On 3/2/22 11:50, Lennart Poettering wrote:
On Mi, 02.03.22 12:29, Manuel Wagesreither (man...@fastmail.fm) wrote:

Hi all,

My embedded system is shutting down rather slow, and I'd like to find out the 
responsible processes.

[ 7668.571133] systemd-shutdown[1]: Waiting for process: dockerd, python3
[ 7674.670684] systemd-shutdown[1]: Sending SIGKILL to remaining processes...

Is there a way for systemd-shutdown to give me the PID of the
processes it waits for?
The messages above are from the second phase of shutdown, the "killing
spree phase": it kills processes/unmounts file systems/detaches
storage/… that is left over from the first phase of shutdown. If stuff
is terminated here, and in particular processes are killed this almost
certainly indicates something is seriously broken in the first phase
of shutdown. Or in other words: don#t try to debug the second phase
too much, the first phase is where the brokeness is.

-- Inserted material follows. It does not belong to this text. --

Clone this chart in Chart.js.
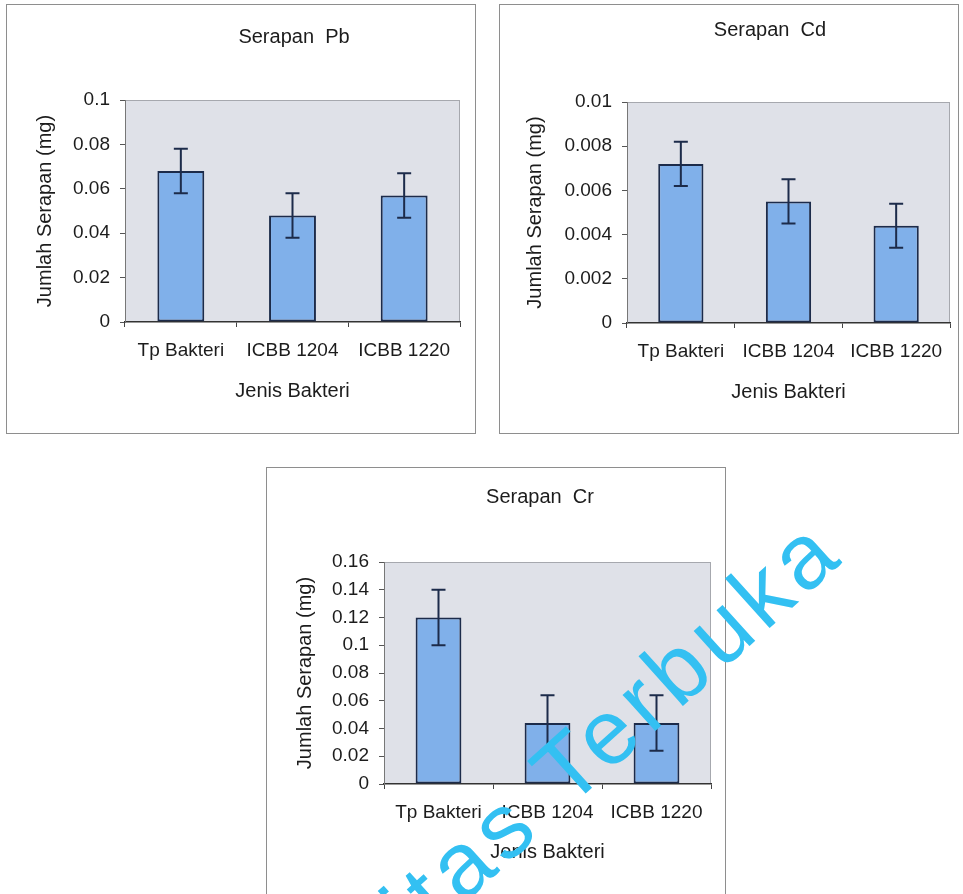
<!DOCTYPE html>
<html>
<head>
<meta charset="utf-8">
<script src="https://cdn.jsdelivr.net/npm/chart.js@4.4.1/dist/chart.umd.min.js"></script>
<style>
    body { margin: 0; background: #fff; }
    #page { position: relative; width: 963px; height: 894px; overflow: hidden; background: #fff; }
    #page canvas { position: absolute; outline: 1px solid #8e8e8e; }
    #cap {
        position: absolute; right: 137px; top: 488px; white-space: nowrap;
        font: 92px/1 "Liberation Sans", Arial, sans-serif; letter-spacing: 7px;
        color: #33c0f2; transform-origin: 100% 50%; transform: rotate(-42deg);
    }
</style>
</head>
<body>
<div id="page">
    <canvas id="chartPb" width="468" height="428" style="left:7px;top:5px"></canvas>
    <canvas id="chartCd" width="458" height="428" style="left:500px;top:5px"></canvas>
    <canvas id="chartCr" width="458" height="426" style="left:267px;top:468px"></canvas>
    <div id="cap">Universitas Terbuka</div>
</div>
<script>
// Data
var jenisBakteri = ['Tp Bakteri', 'ICBB 1204', 'ICBB 1220'];

var serapanPb = [0.068, 0.048, 0.057];
var galatPb = [0.01, 0.01, 0.01];
var tickPb = [0, 0.02, 0.04, 0.06, 0.08, 0.1];
var labelPb = ['0', '0.02', '0.04', '0.06', '0.08', '0.1'];

var serapanCd = [0.0072, 0.0055, 0.0044];
var galatCd = [0.001, 0.001, 0.001];
var tickCd = [0, 0.002, 0.004, 0.006, 0.008, 0.01];
var labelCd = ['0', '0.002', '0.004', '0.006', '0.008', '0.01'];

var serapanCr = [0.12, 0.044, 0.044];
var galatCr = [0.02, 0.02, 0.02];
var tickCr = [0, 0.02, 0.04, 0.06, 0.08, 0.1, 0.12, 0.14, 0.16];
var labelCr = ['0', '0.02', '0.04', '0.06', '0.08', '0.1', '0.12', '0.14', '0.16'];

var huruf = '"Liberation Sans", Arial, sans-serif';
var tinta = '#1c1c1c';
var garis = '#1c2b4a';

// Latar abu-abu area plot
const latarPlot = {
    id: 'latarPlot',
    beforeDraw(chart) {
        const a = chart.chartArea, ctx = chart.ctx;
        ctx.save();
        ctx.fillStyle = '#dfe1e8';
        ctx.fillRect(a.left, a.top, a.right - a.left, a.bottom - a.top);
        ctx.strokeStyle = '#a6a8ae';
        ctx.lineWidth = 1;
        ctx.strokeRect(a.left + 0.5, a.top + 0.5, a.right - a.left - 1, a.bottom - a.top - 1);
        ctx.restore();
    }
};

// Error bar (nilai +/- galat) lewat skala y
const errorBar = {
    id: 'errorBar',
    afterDatasetsDraw(chart, args, opts) {
        const ctx = chart.ctx, y = chart.scales.y;
        const meta = chart.getDatasetMeta(0);
        const nilai = chart.data.datasets[0].data;
        ctx.save();
        ctx.strokeStyle = garis;
        ctx.lineWidth = 2;
        meta.data.forEach((bar, i) => {
            const atas = y.getPixelForValue(nilai[i] + opts.galat[i]);
            const bawah = y.getPixelForValue(nilai[i] - opts.galat[i]);
            ctx.beginPath();
            ctx.moveTo(bar.x, atas); ctx.lineTo(bar.x, bawah);
            ctx.moveTo(bar.x - 7, atas); ctx.lineTo(bar.x + 7, atas);
            ctx.moveTo(bar.x - 7, bawah); ctx.lineTo(bar.x + 7, bawah);
            ctx.stroke();
        });
        ctx.restore();
    }
};

// Judul grafik
const judul = {
    id: 'judul',
    afterDraw(chart, args, opts) {
        const ctx = chart.ctx;
        ctx.save();
        ctx.font = '20px ' + huruf;
        ctx.fillStyle = tinta;
        ctx.textAlign = 'center';
        ctx.textBaseline = 'middle';
        ctx.fillText(opts.text, opts.x, opts.y);
        ctx.restore();
    }
};

function buatGrafik(id, nilai, galat, ticks, labels, maks, s) {
    const ctx = document.getElementById(id).getContext('2d');
    return new Chart(ctx, {
        type: 'bar',
        data: {
            labels: jenisBakteri,
            datasets: [{
                data: nilai,
                backgroundColor: '#80b0ea',
                borderColor: garis,
                borderWidth: 2,
                borderSkipped: false,
                categoryPercentage: 1,
                barPercentage: 0.42
            }]
        },
        options: {
            responsive: false,
            animation: false,
            devicePixelRatio: 1,
            layout: { padding: { left: 0, right: s.kanan, top: s.atas, bottom: 0 } },
            scales: {
                x: {
                    afterFit: function (scale) { scale.height = s.tinggiX; },
                    grid: { offset: true, drawOnChartArea: false, tickLength: 5, color: '#444', lineWidth: 1 },
                    border: { color: '#333', width: 1.5 },
                    ticks: { color: tinta, font: { family: huruf, size: 19 }, padding: 12, maxRotation: 0 },
                    title: {
                        display: true, text: 'Jenis Bakteri', color: tinta,
                        font: { family: huruf, size: 20 }, padding: { top: 0, bottom: s.bawahJudulX }
                    }
                },
                y: {
                    min: 0,
                    max: maks,
                    afterFit: function (scale) { scale.width = s.lebarY; },
                    afterBuildTicks: function (scale) { scale.ticks = ticks.map(v => ({ value: v })); },
                    grid: { drawOnChartArea: false, tickLength: 5, color: '#555' },
                    border: { color: '#777', width: 1 },
                    ticks: {
                        color: tinta, font: { family: huruf, size: 19 }, padding: 10,
                        callback: function (v, i) { return labels[i]; }
                    },
                    title: {
                        display: true, text: 'Jumlah Serapan (mg)', color: tinta,
                        font: { family: huruf, size: 20 }, padding: { top: s.kiriJudulY, bottom: 0 }
                    }
                }
            },
            plugins: {
                legend: { display: false },
                tooltip: { enabled: false },
                errorBar: { galat: galat },
                judul: { text: s.judul, x: s.judulX, y: s.judulY }
            }
        },
        plugins: [latarPlot, errorBar, judul]
    });
}

buatGrafik('chartPb', serapanPb, galatPb, tickPb, labelPb, 0.1,
    { judul: 'Serapan  Pb', judulX: 287, judulY: 32, kanan: 15, atas: 95, tinggiX: 111, bawahJudulX: 30, lebarY: 118, kiriJudulY: 26 });
buatGrafik('chartCd', serapanCd, galatCd, tickCd, labelCd, 0.01,
    { judul: 'Serapan  Cd', judulX: 270, judulY: 25, kanan: 8, atas: 97, tinggiX: 110, bawahJudulX: 29, lebarY: 127, kiriJudulY: 23 });
buatGrafik('chartCr', serapanCr, galatCr, tickCr, labelCr, 0.16,
    { judul: 'Serapan  Cr', judulX: 273, judulY: 29, kanan: 14, atas: 94, tinggiX: 110, bawahJudulX: 30, lebarY: 117, kiriJudulY: 26 });
</script>
</body>
</html>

Since this is dockerized stuff: look at docker, they are pretty bad at
cooperating with systemd in the cgroup hierarchy, and they really need
to clean up their own stuff properly when going down. If they don't do
that, you need to fix that in Docker. Or in other words: talk to the
docker people aout all this.

That said, we could certainly show both the comm field and the PID of
the offending processes. I am prepping a patch for that.

Lennart

--
Lennart Poettering, Berlin

You could always look at Podman and CRI-O, which should work better with Systemd, or at least be more responsive to issues like this.